N.Y. FFs association sounds alarm as state leads nation in fire deaths
48 of New York's 98 residential fire deaths this year had no working smoke detectors
NEW YORK — A recent house fire in the Capital Region added four more people to the state's residential fire death toll for 2023.
According to a press release from the Firefighters Association of the State of New York (FASNY), in 2017, 2018, and 2019, New York led the nation in fire deaths. The state is presently on track for the same mention in 2023. Earlier this year, FASNY cautioned that New York was again poised to lead the nation in fire fatalities, with 45 residential fire deaths reported as of March 14.
This week that number climbed to 98 — almost double the number of home fire deaths in the next leading states of Texas and Ohio (59), Pennsylvania (57), and California (55).
Destructive and deadly house fires have occurred not only in the dense neighborhoods of New York City but also on Long Island, Buffalo, the Hudson Valley, the Adirondacks, the North Country, and other communities around the state where volunteer firefighters provide the vast majority of response.
The latest tragedy in New Scotland happened on Saturday, July 8. According to a 911 distress call, two individuals were unable to escape due to an air conditioning unit in the window. It was unclear if there were smoke alarms in the home. Thankfully, no firefighters were injured after more than a dozen volunteer fire departments responded to the scene.
FASNY said whether it be a fire caused by exploding lithium-ion batteries or something as simple as home cooking, ensuring all homes have working smoke detectors will save lives. Nationally, two-thirds of residential fire deaths occur in homes where there were either no smoke alarms or no working smoke alarms.
According to the United States Fire Administration, 48 of the 98 fire deaths in New York this year happened in residences with no working smoke alarms. Families facing today's economic challenges may not have the resources to purchase these devices, putting them at greater risk of injury or death in the event of a fire.
FASNY is a staunch supporter of fire safety public education and is working steadfastly to bring awareness to this issue and create change. Preventing fires is a key step in reducing fire deaths and injuries. FASNY also supports economic incentives to make fire safety equipment more readily available, including putting forth legislation to create a tax exemption for smoke detectors and other home fire-safe items, restoring fire and building code funding for localities, and increasing code enforcement and penalties for code violations.
According to FASNY, retaining and building up a contingent of volunteer firefighters statewide is critical to maintaining an environment of readiness and response.

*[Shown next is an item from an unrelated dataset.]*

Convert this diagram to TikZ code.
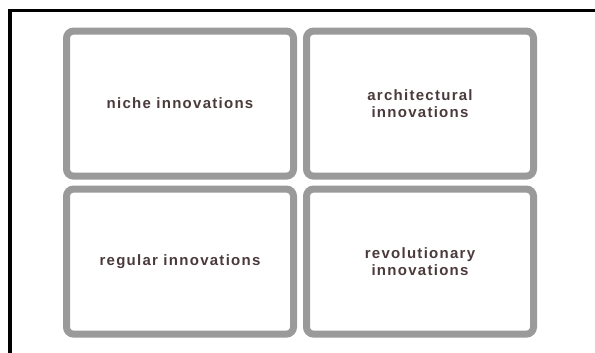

In addition to hosting the annual statewide RecruitNY volunteer recruitment effort, FASNY continually advocates in Albany for policies that would support the recruitment and retention of volunteer firefighters.
This includes the efforts to recognize the service of our state's 80,000 dedicated volunteers via tax incentives and other policies and programs. (FASNY reported earlier this year that New York's volunteer firefighters save New York taxpayers $4.7 Billion annually through their service).
"The number of home fire deaths in New York this year is startling and disappointing," FASNY President Edward Tase, Jr. said in the release. "Code enforcement reform, tax-free fire safety devices and adequately staffed volunteer fire departments are important factors that can contribute to a safer New York for all. We are calling upon the State to take immediate actions to increase fire safety.
"In the meantime, we encourage all residents to ensure their smoke detectors are working and that there is at least one present on each floor of the home, especially outside sleeping areas. The seconds a smoke detector can give residents during an emergency can truly be lifesaving."